Plus, the fuel cost differentials are only becoming more favorable for air travel over time. In 1980 (the prior fuel price peak), air travel fuel per unit of distance cost 16% less than light vehicles. In 2008 (the latest price peak), it was 26% less. This is despite the fact that commercial air fuel went up in real prices by 29% in that period while motor gasoline prices were flat. As a percentage of per capita GDP, fuel costs for flying in 2008 were less than half what they were in 1980 – and that’s at over $3 per gallon.
While it’s true that basic physics describes objects in motion as having kinetic energy that is potentially and profitably retrievable (via such technologies as regenerative braking), the practical fact is that energy losses over the distances covered by normal journeys will be orders of magnitude greater than the initial investment.

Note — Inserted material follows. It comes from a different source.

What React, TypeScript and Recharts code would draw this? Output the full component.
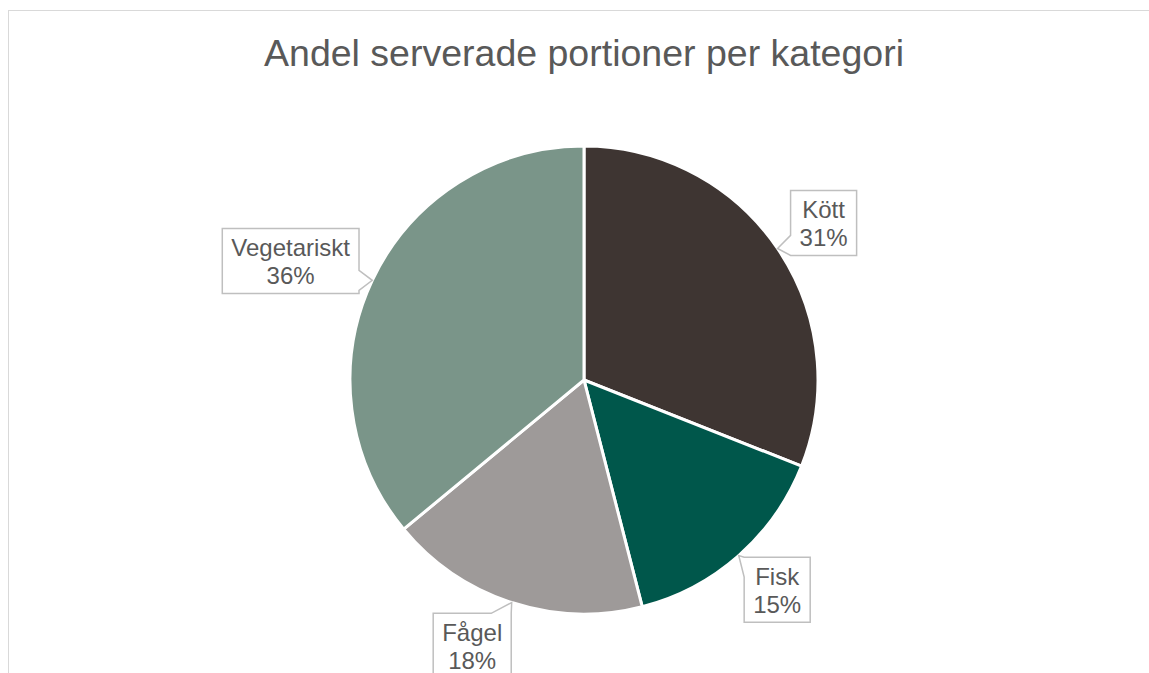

See how far a car will roll.
The aircraft figures provided by Joe are interesting but are a little misleading when a mass transit system is compared to personal transport*. A more realistic comparison would be between trains/buses.
I am also intrigued by the possibilities of dirigible transport for medium/long haul. Could they replace trucks?
*Mr. Moller, come on down!!
Hi, Tony. Good point about comparability.
Transit buses use 4,348 BTU per passenger-mile, compared to 2,995 for commercial air. The average speed of a transit bus is 12.6 mph.
Rail comes in at 2,541. Commuter rail is the fastest of the rail transit modes at 31 mph average.
A typical route like the Capitol Limited on Amtrak goes at a scheduled 44 mph average with an on-time performance of 66%. The Empire Builder comes in at under 44%. By contrast, airlines average around 80%.
A problem with comparing air to rail (like Amtrak) is that the distances are not comparable. Amtrak may come in at 2,398 compared to 2,995 for air, but take the DC to Chicago route and the rail distance is 780 miles and air only 597. So the BTUs per passenger for those respective trips are 1.79 million for air and 1.87 million for rail.
Plus, Amtrak is basically two systems. One, electrified and highly-utilized Northeast. The other – everything else. The first one pulls down the system-wide energy intensity numbers considerably.
Compared to the 44 mph upper bound average speed of Amtrak for that route, the average round-trip speed of a non-stop flight is 333 mph, or 7.6 times as fast. For less energy.